!A Terrible Splendor - Cover Image This week freelance tennis writer Kamakshi Tandon and I will be discussing “A Terrible Splendor,” by Marshall Jon Fisher. The book, released this month, delves into one of the sport’s all-time classic matches, the 1937 Davis Cup showdown between Don Budge of the United States and Baron Gottfried von Cramm of Germany, played as the world readied for war.
Hi Kamakshi,
Let me start by saying that it’s nice to know that a tennis book can still get published even when it's primary topic is not a player's eating disorder. This is not to say that A Terrible Splendor doesn’t contain its share of disorders, many of which are far grimmer than anything we honor with the term today. But this is a book of history as well as tennis, as absorbing for its narrative of the Nazis' Night of the Long Knives as it is for its description of the five sets between Budge and the Baron.
I’d read much of the information in various places before, whether it was a Bud Collins encyclopedia, Frank DeFord’s Bill Tilden biography, TheRise and Fall of the Third Reich, or our buddy Digby Baltzell’s decline and fall of the WASP tennis establishment. Woven together, though, it all seemed new, other than the background on Tilden, which I thought was the book’s one flaw. Big Bill did figure into the Cramm-Budge story—he was friends with the German, had been a Davis Cup star for the U.S. for years, and attended the match—and he remains the most entertaining character in U.S. tennis history even 50-some years after his death, but I thought Fisher used him to pad out Splendor a little. Not that I didn’t enjoy reading all the stories about Tilden’s comically haughty dominance. It shows how powerful his persona really was. Even in a book about two other tennis players, he overshadows the proceedings.
I’ll begin this book club with a question, maybe unanswerable, but still interesting to me. Are you a believer in the idea that sports, and in particular tennis, very closely mirror world history, to the point where they are almost determined by it? They are to some degree, of course—it’s hardly surprising that the demise of the Soviet Union would lead to an influx of Russian talent into pro tennis. But sports sociology types like Baltzell and C.L.R. James tell us that there is virtually nothing coincidental that happens in professional or international sports—the rises and falls of certain players, certain styles, certain countries are determined irrevocably by social changes. Tennis has been even more closely linked to society at large because of its traditional connection to the ruling classes. (Is there a better term for “ruling class” out there since I went to college? One that’s quite so grad-school righteous?)

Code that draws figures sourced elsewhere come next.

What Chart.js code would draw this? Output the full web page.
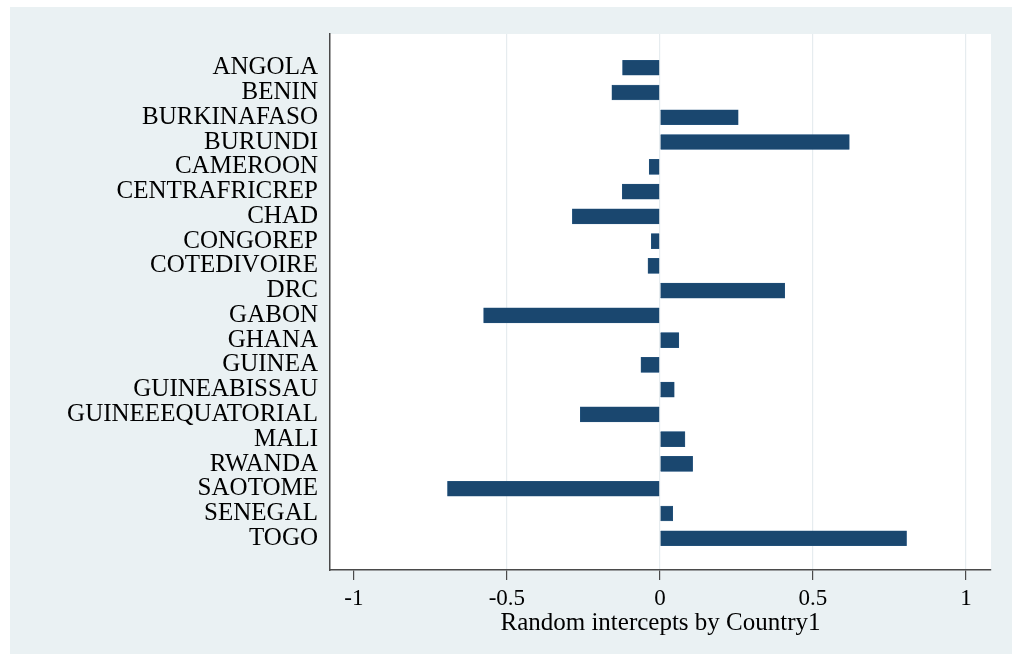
<!DOCTYPE html>
<html>
<head>
<meta charset="utf-8">
<script src="https://cdn.jsdelivr.net/npm/chart.js@4/dist/chart.umd.min.js"></script>
<style>
  html, body { margin: 0; padding: 0; background: #ffffff; }
  #panel { position: absolute; left: 10px; top: 7px; width: 1002px; height: 647px; background: #eaf1f3; }
  #plot { display: block; }
</style>
</head>
<body>
<div id="panel"><canvas id="plot" width="1002" height="647"></canvas></div>
<script>
// Random intercepts per country
const countries = [
  'ANGOLA', 'BENIN', 'BURKINAFASO', 'BURUNDI', 'CAMEROON', 'CENTRAFRICREP', 'CHAD',
  'CONGOREP', 'COTEDIVOIRE', 'DRC', 'GABON', 'GHANA', 'GUINEA', 'GUINEABISSAU',
  'GUINEEEQUATORIAL', 'MALI', 'RWANDA', 'SAOTOME', 'SENEGAL', 'TOGO'
];
const intercepts = [
  -0.122, -0.157, 0.256, 0.619, -0.035, -0.123, -0.286,
  -0.028, -0.039, 0.408, -0.576, 0.062, -0.062, 0.047,
  -0.260, 0.082, 0.107, -0.694, 0.042, 0.806
];
const xTickValues = [-1, -0.5, 0, 0.5, 1];
const xTickLabels = ['-1', '-0.5', '0', '0.5', '1'];
const xTitle = 'Random intercepts by Country1';

const serif = '"Liberation Serif", "Times New Roman", serif';

// white plotting region behind the bars
const plotBg = {
  id: 'plotBg',
  beforeDraw(chart) {
    const { ctx, chartArea: a } = chart;
    ctx.save();
    ctx.fillStyle = '#ffffff';
    ctx.fillRect(a.left, a.top, a.right - a.left, a.bottom - a.top);
    ctx.restore();
  }
};

new Chart(document.getElementById('plot'), {
  type: 'bar',
  data: {
    datasets: [{
      data: countries.map((c, i) => ({ x: intercepts[i], y: i })),
      backgroundColor: '#1a476f',
      borderColor: '#2a5a85',
      borderWidth: 0.5,
      barThickness: 15
    }]
  },
  options: {
    indexAxis: 'y',
    responsive: false,
    animation: false,
    layout: { padding: { top: 23, right: 21, left: 0, bottom: 0 } },
    plugins: { legend: { display: false }, tooltip: { enabled: false } },
    scales: {
      y: {
        type: 'linear',
        reverse: true,
        offset: false,
        min: -1.363,
        max: 20.283,
        afterFit: s => { s.width = 320; },
        afterBuildTicks: s => { s.ticks = countries.map((_, i) => ({ value: i })); },
        grid: { display: false, drawTicks: false, offset: false },
        border: { display: true, color: '#4a4a4a', width: 1.5 },
        ticks: {
          autoSkip: false,
          callback: v => countries[v],
          color: '#000',
          padding: 12,
          font: { family: serif, size: 25 }
        }
      },
      x: {
        type: 'linear',
        min: -1.078,
        max: 1.082,
        afterFit: s => { s.height = 84; },
        afterBuildTicks: s => { s.ticks = xTickValues.map(v => ({ value: v })); },
        grid: {
          color: ctx => (ctx.tick && ctx.tick.value === -1) ? 'rgba(0,0,0,0)' : '#e6ecef',
          lineWidth: 1.2,
          tickColor: '#4a4a4a',
          tickLength: 10,
          drawTicks: true
        },
        border: { display: true, color: '#4a4a4a', width: 1.5 },
        ticks: {
          autoSkip: false,
          callback: v => xTickLabels[xTickValues.indexOf(v)],
          color: '#000',
          padding: 5,
          maxRotation: 0,
          font: { family: serif, size: 23 }
        },
        title: {
          display: true,
          text: xTitle,
          color: '#000',
          padding: { top: 0, bottom: 16 },
          font: { family: serif, size: 25 }
        }
      }
    }
  },
  plugins: [plotBg]
});
</script>
</body>
</html>
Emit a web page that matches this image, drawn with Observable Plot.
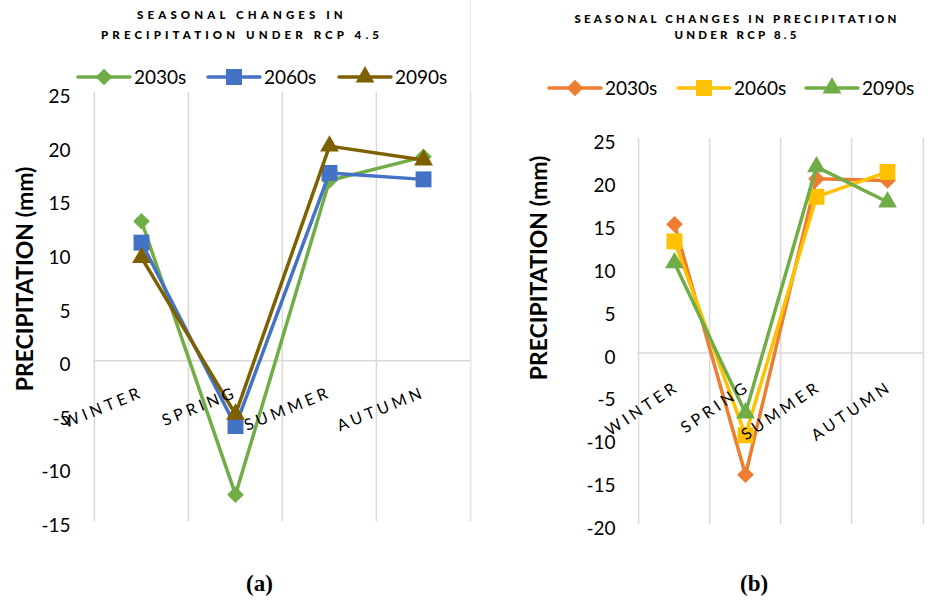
<!DOCTYPE html>
<html><head><meta charset="utf-8">
<script src="https://cdn.jsdelivr.net/npm/d3@7"></script>
<script src="https://cdn.jsdelivr.net/npm/@observablehq/plot@0.6"></script>
<style>
body{margin:0;background:#fff;}
#wrap{position:relative;width:931px;height:600px;overflow:hidden;font-family:Lato,"Open Sans",sans-serif;color:#000;}
.abs{position:absolute;white-space:nowrap;}
.title{font-weight:900;font-size:11.5px;letter-spacing:4.1px;text-align:center;width:460px;line-height:14px;}
.ytitle{font-weight:700;font-size:23px;width:320px;height:28px;line-height:28px;text-align:center;transform:rotate(-90deg);}
.leg{font-size:19px;line-height:22px;display:flex;align-items:center;}
.cap{font-family:"Liberation Serif","DejaVu Serif",serif;font-weight:700;font-size:23px;}
svg.plot{background:transparent;overflow:visible;}
</style></head>
<body><div id="wrap"></div>
<script>
// ---- data ----
const seasons = ["WINTER", "SPRING", "SUMMER", "AUTUMN"];
const periods = ["2030s", "2060s", "2090s"];
const rcp45_2030s = [13.0, -12.5, 16.8, 19.0];
const rcp45_2060s = [11.0, -6.1, 17.5, 16.9];
const rcp45_2090s = [9.6, -5.0, 20.0, 18.7];
const rcp85_2030s = [15.0, -14.2, 20.3, 20.1];
const rcp85_2060s = [13.0, -9.6, 18.2, 21.1];
const rcp85_2090s = [10.5, -7.0, 21.7, 17.6];
const yTicks45 = [-15, -10, -5, 0, 5, 10, 15, 20, 25];
const yTicks85 = [-20, -15, -10, -5, 0, 5, 10, 15, 20, 25];
const title45 = ["SEASONAL CHANGES IN", "PRECIPITATION UNDER RCP 4.5"];
const title85 = ["SEASONAL CHANGES IN PRECIPITATION", "UNDER RCP 8.5"];
const yLabel = "PRECIPITATION (mm)";

const colors45 = ["#70AD47", "#4472C4", "#7F6000"];
const colors85 = ["#ED7D31", "#FFC000", "#70AD47"];
const symbols = ["diamond2", "square", "triangle"];
const symR = [7.5, 9, 7];

function toRows(seriesList) {
  const rows = [];
  seriesList.forEach((vals, si) => vals.forEach((v, i) => rows.push({season: seasons[i], period: periods[si], value: v})));
  return rows;
}

const wrap = document.getElementById("wrap");

function panel(opts) {
  const {rows, ticks, domain, left, width, height, mt, mb, ml, mr, colors, rot, ldx, ldy, tp} = opts;
  const step = (width - ml - mr) / seasons.length;
  const marks = [
    Plot.ruleX(seasons, {x: d => d, dx: -step / 2, stroke: "#d9d9d9", strokeWidth: 1.5}),
    Plot.ruleX([seasons[seasons.length - 1]], {x: d => d, dx: step / 2, stroke: "#d9d9d9", strokeWidth: 1.5}),
    Plot.ruleY([0], {stroke: "#d9d9d9", strokeWidth: 1.5}),
    Plot.axisY(ticks, {tickSize: 0, tickPadding: tp, fontSize: 19, tickFormat: d => String(d), dy: 4.5, label: null}),
  ];
  periods.forEach((p, si) => {
    const data = rows.filter(r => r.period === p);
    marks.push(Plot.line(data, {x: "season", y: "value", stroke: colors[si], strokeWidth: 3.5, strokeLinejoin: "round", strokeLinecap: "round"}));
    marks.push(Plot.dot(data, {x: "season", y: "value", fill: colors[si], stroke: "none", symbol: symbols[si], r: symR[si]}));
  });
  marks.push(Plot.text(seasons, {x: d => d, y: 0, text: d => d, rotate: rot, textAnchor: "end", lineAnchor: "middle", dx: ldx, dy: ldy, fontSize: 16, fill: "#000"}));
  const svg = Plot.plot({
    width, height, marginTop: mt, marginBottom: mb, marginLeft: ml, marginRight: mr,
    x: {type: "point", domain: seasons, padding: 0.5, axis: null},
    y: {domain, axis: null},
    style: {fontFamily: "Lato, 'Open Sans', sans-serif", color: "#000", background: "transparent", overflow: "visible"},
    marks
  });
  svg.classList.add("plot");
  svg.querySelectorAll("text").forEach(t => {
    if (seasons.includes(t.textContent)) t.style.letterSpacing = "3.8px";
  });
  svg.style.position = "absolute";
  svg.style.left = left + "px";
  svg.style.top = "0px";
  wrap.appendChild(svg);
}

panel({rows: toRows([rcp45_2030s, rcp45_2060s, rcp45_2090s]), ticks: yTicks45, domain: [-15, 25],
  left: 0, width: 471, height: 560, mt: 92, mb: 39, ml: 93, mr: 1, colors: colors45, rot: -22, ldx: 1, ldy: 31, tp: 23});
panel({rows: toRows([rcp85_2030s, rcp85_2060s, rcp85_2090s]), ticks: yTicks85, domain: [-20, 25],
  left: 470, width: 461, height: 560, mt: 138, mb: 36, ml: 167, mr: 7, colors: colors85, rot: -34, ldx: 3, ldy: 32, tp: 22});

function addDiv(cls, text, css) {
  const d = document.createElement("div");
  d.className = "abs " + cls;
  d.textContent = text;
  Object.assign(d.style, css);
  wrap.appendChild(d);
  return d;
}
// titles
addDiv("title", title45[0], {left: (240 - 230 + 2) + "px", top: (15 - 7) + "px"});
addDiv("title", title45[1], {left: (240 - 230 + 2) + "px", top: (35 - 7) + "px"});
addDiv("title", title85[0], {left: (735 - 230 + 2) + "px", top: (19 - 7) + "px", letterSpacing: "3.2px"});
addDiv("title", title85[1], {left: (735 - 230 + 2) + "px", top: (35 - 7) + "px", letterSpacing: "3.2px"});
// y titles
addDiv("ytitle", yLabel, {left: (24 - 160) + "px", top: (279 - 14) + "px"});
addDiv("ytitle", yLabel, {left: (538 - 160) + "px", top: (268 - 14) + "px"});
// captions
addDiv("cap", "(a)", {left: "246px", top: "571px"});
addDiv("cap", "(b)", {left: "740px", top: "571px"});
// right chart border
const border = document.createElement("div");
Object.assign(border.style, {position: "absolute", left: "470px", top: "0px", width: "1px", height: "520px", background: "#e8e8e8"});
wrap.appendChild(border);

// legends
function legend(colors, xs, y) {
  periods.forEach((p, si) => {
    const item = document.createElement("div");
    item.className = "abs leg";
    Object.assign(item.style, {left: xs[si] + "px", top: (y - 11) + "px"});
    const ns = "http://www.w3.org/2000/svg";
    const s = document.createElementNS(ns, "svg");
    s.setAttribute("width", 56); s.setAttribute("height", 22);
    const ln = document.createElementNS(ns, "line");
    ln.setAttribute("x1", 2); ln.setAttribute("x2", 54); ln.setAttribute("y1", 11); ln.setAttribute("y2", 11);
    ln.setAttribute("stroke", colors[si]); ln.setAttribute("stroke-width", 3.5); ln.setAttribute("stroke-linecap", "round");
    s.appendChild(ln);
    const symMap = {diamond2: d3.symbolDiamond2, square: d3.symbolSquare, triangle: d3.symbolTriangle};
    const path = document.createElementNS(ns, "path");
    path.setAttribute("d", d3.symbol(symMap[symbols[si]], Math.PI * symR[si] * symR[si])());
    path.setAttribute("transform", "translate(28,11)");
    path.setAttribute("fill", colors[si]);
    s.appendChild(path);
    item.appendChild(s);
    const t = document.createElement("span");
    t.textContent = p;
    t.style.marginLeft = "2px";
    item.appendChild(t);
    wrap.appendChild(item);
  });
}
legend(colors45, [76, 206, 337], 77);
legend(colors85, [547, 676, 804], 88);
</script>
</body></html>
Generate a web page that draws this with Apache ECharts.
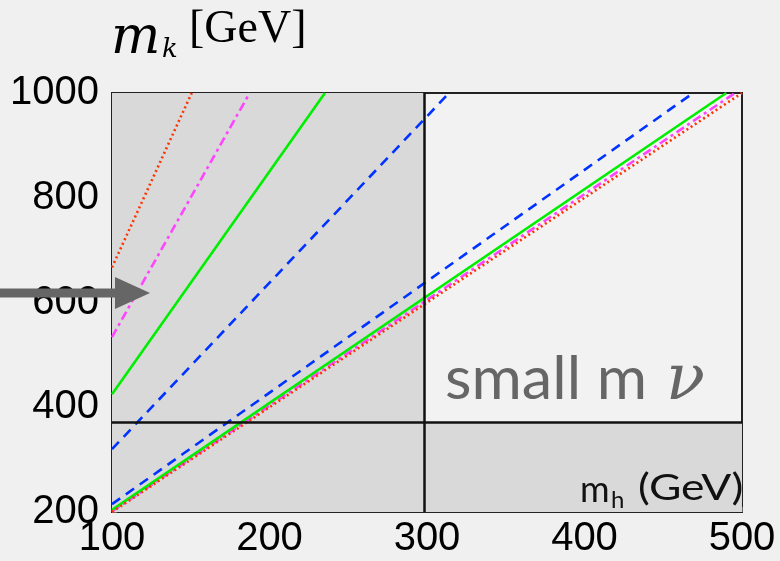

In this worldview, the fact that Tilden, the last cricket-club gentleman tennis champion, won his final Slam in 1930 is linked to the stock market crash of 1929 and the demise of his aristocratic class in the 1930s. The rise of Budge, Riggs, Gonzalez and other California public-park champions syncs up with the Great Depression. The lawless era of Connors and McEnroe begins with the end of all traditional standards of behavior in 1968. I’d add two of my own theories in this vein, for fun: Sampras, Courier, and Chang suddenly join Agassi at the top of the sport around 1990, just as the U.S. is becoming the world’s uncontested superpower. And in 2001, a couple months before 9/11, Federer beats Sampras at Wimbledon and the balance of power in the men’s game shifts away from the U.S. again. (No, I don't think of that match as the "9/11 of tennis.")
The connection in Terrible Splendor is, obviously, the battle between the American Budge and the German Cramm on a neutral tennis court in Britain, and the coming war, which would be fought largely by those same three countries. These are the world’s political powers, so it makes sense that they would have the resources and desire to develop the world’s best athletes, if not for pride than at least for propaganda. But part of what makes the story make sense is that the U.S. won on the court, just like it won on the battlefield. Did it have to work out that way? Was the Baron, the representative of the newly powerless European nobility, doomed by history to lose to Budge, the can-do California kid and pure product of democracy? The German was up 4-1 in the fifth, after all. History cut it pretty close.
Or is this all a bit much to bite off in a blog post? You can always just tell me what you liked about the book.